Yeni Zellanda'da Cuma namazı esnasında vuku bulan katliam tüm İslam Aleminde infial yarattı.
Kabul edilebilir bir şey değil, masum insanların video eşliğinde katledilmesi. Hiçbirinin birazdan öldürüleceğinden haberi yok, kimi yeni abdest almış kolları sıvalı, kimi yalınayak Kıbleye yürüyor, kimi sessizce duasında, tesbihinde. Derken bir mahluk giriyor içeri, insan diyemezsin asla değil, canavar desen canavara haksızlık edersin, aşağılık, mel'un bir iblis... Ne olduğunu bile anlayamadan üst üste düşüyor cansız bedenler, ortalık kan gölüne dönüyor bir kaç dakikada, Nur Caminin halıları kıpkızıl...
Namaz Allah'a yönelme, kulluk ve dua içeriğiyle, sükunetle yapılan bir ibadettir. Camiler, mescitler, gönlünü ve istikametini Allah'a açmış, yönlendirmiş Müslümanların ibadethanesidir. Orada sessizce bir Allah'a yöneliş vardır. Ayrıca, zor zamanların sığınağıdır camiler. Zulümden korkanlar, felaketle karşı karşıya gelenler, yolda kalanlar camilere sığınırlar. Savaş zamanlarında da gariplikte de camiler her daim sığınağımızdır.
Olay duyulur duyulmaz İslam Alemi ayağa kalktı. Endonezya'dan ve Malezya Üniversitesi'nden tanıştığım öğrenciler derhal arayarak, “Türkiye ne yapacak, Başkan Erdoğan ne diyor” diye sordular. Bu durum beni çok etkiledi. Hem haber akışını ve Türkiye'deki tepkileri aktardık Uzak Doğu'daki kardeşlerimize... Hem de onların Türkiye'ye bakışını, duydukları güveni, sorumluluğumuzu kat be kat artıran o gözlerini gözlerimize dikerek bakışlarını görmek bizi ziyadesiyle müteessir etti.
Her birimizin yapması gereken işler var. Sadece devlet büyüklerinden ve siyasetçilerden beklemek olmaz.
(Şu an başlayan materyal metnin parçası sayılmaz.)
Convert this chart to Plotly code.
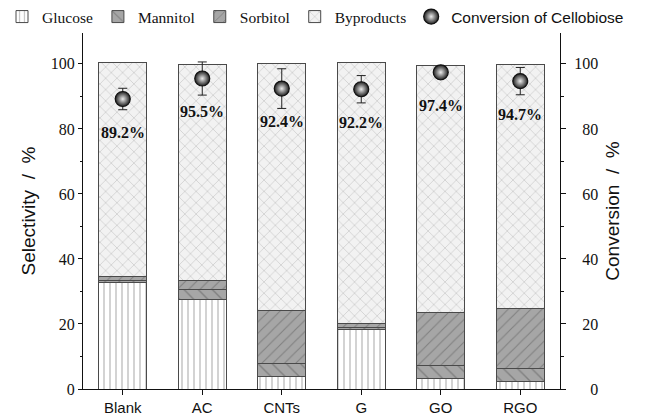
import plotly.graph_objects as go

# Catalysts on the x axis
catalysts = ["Blank", "AC", "CNTs", "G", "GO", "RGO"]

# Product selectivity (%) per catalyst, stacked bottom to top
glucose = [32.7, 27.4, 3.8, 18.3, 3.3, 2.4]
mannitol = [0.8, 3.3, 3.9, 0.7, 3.9, 3.9]
sorbitol = [1.2, 2.6, 16.5, 1.1, 16.3, 18.4]
byproducts = [65.6, 66.4, 75.8, 80.2, 76.1, 75.1]

# Cellobiose conversion (%) and its error
conversion = [89.2, 95.5, 92.4, 92.2, 97.4, 94.7]
conversion_err = [3.3, 5.1, 6.1, 4.2, 1.5, 4.2]

# Axis ticks
y_ticks = [0, 20, 40, 60, 80, 100]
y2_ticktext = ["\u2007\u20070", "\u200720", "\u200740", "\u200760", "\u200780", "100"]

SERIF = "Liberation Serif"
SANS = "Liberation Sans"
EDGE = "#4a4a4a"
W, H = 654, 417
PLOT_L, PLOT_R = 83, 560  # horizontal extent of the axes, px

fig = go.Figure()

bar_styles = [
    ("Glucose", glucose, "#ffffff", "|", "#858585", 6, 0.24),
    ("Mannitol", mannitol, "#a6a6a6", "\\", "#5a5a5a", 10, 0.14),
    ("Sorbitol", sorbitol, "#a6a6a6", "/", "#5a5a5a", 8, 0.14),
    ("Byproducts", byproducts, "#f2f2f2", "x", "#8e8e8e", 8, 0.14),
]
for name, vals, bg, shape, fg, size, sol in bar_styles:
    fig.add_trace(go.Bar(
        x=catalysts, y=vals, name=name, width=0.6,
        marker=dict(
            color=bg,
            line=dict(color=EDGE, width=1),
            pattern=dict(shape=shape, fgcolor=fg, size=size, solidity=sol,
                         fillmode="overlay"),
        ),
    ))

fig.add_trace(go.Scatter(
    x=catalysts, y=conversion, yaxis="y2", mode="markers",
    name="<span style='font-family:Liberation Sans'>Conversion of Cellobiose</span>",
    marker=dict(size=15, color="#1e1e1e",
                gradient=dict(type="radial", color="#ececec"),
                line=dict(color="#111111", width=1.2)),
    error_y=dict(type="data", array=conversion_err, color="#222222",
                 thickness=1, width=4.5),
))

# Conversion values printed under each marker
for cat, val in zip(catalysts, conversion):
    fig.add_annotation(x=cat, y=val, yref="y2", text=f"<b>{val}%</b>",
                       showarrow=False, yshift=-33,
                       font=dict(family=SERIF, size=16, color="#111111"))

fig.update_layout(
    width=W, height=H,
    margin=dict(l=0, r=0, t=33, b=28, autoexpand=False),
    barmode="stack",
    plot_bgcolor="white", paper_bgcolor="white",
    showlegend=True,
    legend=dict(orientation="h", traceorder="normal",
                x=2 / W, xanchor="left",
                y=1 + 16 / 356, yanchor="middle",
                font=dict(family=SERIF, size=15.5, color="#111111"),
                itemwidth=30, tracegroupgap=0, bgcolor="rgba(0,0,0,0)"),
    xaxis=dict(
        domain=[PLOT_L / W, PLOT_R / W],
        range=[-0.5, 5.5], showline=True, linecolor="#111111", linewidth=1.2,
        ticks="outside", ticklen=5, tickcolor="#111111",
        tickfont=dict(family=SANS, size=15, color="#111111"),
        minor=dict(ticks="outside", ticklen=3, tickcolor="#111111", dtick=0.5),
        showgrid=False, zeroline=False,
    ),
    yaxis=dict(
        range=[0, 109.5], tickvals=y_ticks, showline=True, linecolor="#111111",
        linewidth=1.2, ticks="outside", ticklen=4, tickcolor="#111111",
        tickfont=dict(family=SERIF, size=16, color="#111111"),
        minor=dict(ticks="outside", ticklen=2, tickcolor="#111111", dtick=10),
        showgrid=False, zeroline=False,
        title=dict(text="Selectivity  /  %", standoff=10,
                   font=dict(family=SANS, size=19, color="#111111")),
    ),
    yaxis2=dict(
        range=[0, 109.5], overlaying="y", side="right", anchor="x",
        tickvals=y_ticks, ticktext=y2_ticktext, showline=True,
        linecolor="#111111", linewidth=1.2, ticks="outside", ticklen=5,
        tickcolor="#111111", tickfont=dict(family=SERIF, size=16, color="#111111"),
        minor=dict(ticks="outside", ticklen=3, tickcolor="#111111", dtick=10),
        showgrid=False, zeroline=False, ticklabelstandoff=5,
        title=dict(text="Conversion  /  %", standoff=8,
                   font=dict(family=SANS, size=19, color="#111111")),
    ),
)

fig.write_html("out.html")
Hepimiz paylaşmalıyız bu Türkiye'ye has sorumluluğu. Bir kere bu olay; kullanmayı sevmesem de ‘islamofobia’ vak'asıdır, İslam nefretine dair apaçık bir emsal. Yeni Zelanda'yla sınırlı bir vaka değil, İslam ümmetine yönelik bir saldırı. İkinci mühim mevzu ise; katliam manifestosunda Türkiye ile ilgili hedef göstermelerdir. Dolayısıyla sorumluluğumuz sadece ümmetle ilgili değil hem dini hem de millidir. Bu milli mesele hakkında siyasi partilerimizin ortak bir hassasiyetle davranmaları gerekiyor. “Ama müslümanlar da şöyle...” diye başlayan ayraçları kabul etmiyoruz! Beka mevzuunda eleştirel tutum takınan muhalefet partileri ve yan çizmeye başlayan AK Partililer de ibret alsınlar, beka hem milli hem küresel anlamlarıyla ciddi bir meselemizdir.
Sivil toplum örgütleri, bu durumu dünya dilleriyle haykırmak zorunda. Hukukçular, insani yardım örgütleri, öğrenci temsilcilikleri, sendikalarımız bu durumu bir bilinçlenme imkanına dönüştürebilmeli.
Sosyal medya, bugün en geniş küresel iletişim olanağımızdır. Troller birbirlerine bodoslamadan girişecekleri yerde, bu akıl almaz, kabul edilemez, tüm vicdanları kanatan katliam karşısında birleştirsinler güçlerini. Sadece laf yarışı olarak da değil. Dünya dilleriyle paylaşılacak aklı başında yorumlar, vicdan çağrıları tam da bu zamanlamada çoğalmalı...
Sanatçı ve yazarların, fikir adamlarının, bu açık nefret ve ırkçılık hakkında yapacakları yorumlar belki siyasilerin yorumlarından bile daha etkin olacaktır. Çoğulcu ve çeşitlilik arz eden bir katılımla hem katliamın tel'ini, hem de İslamofobia eleştirisinin kavramsallaştırılması en kısa zamanda yapılmalıdır.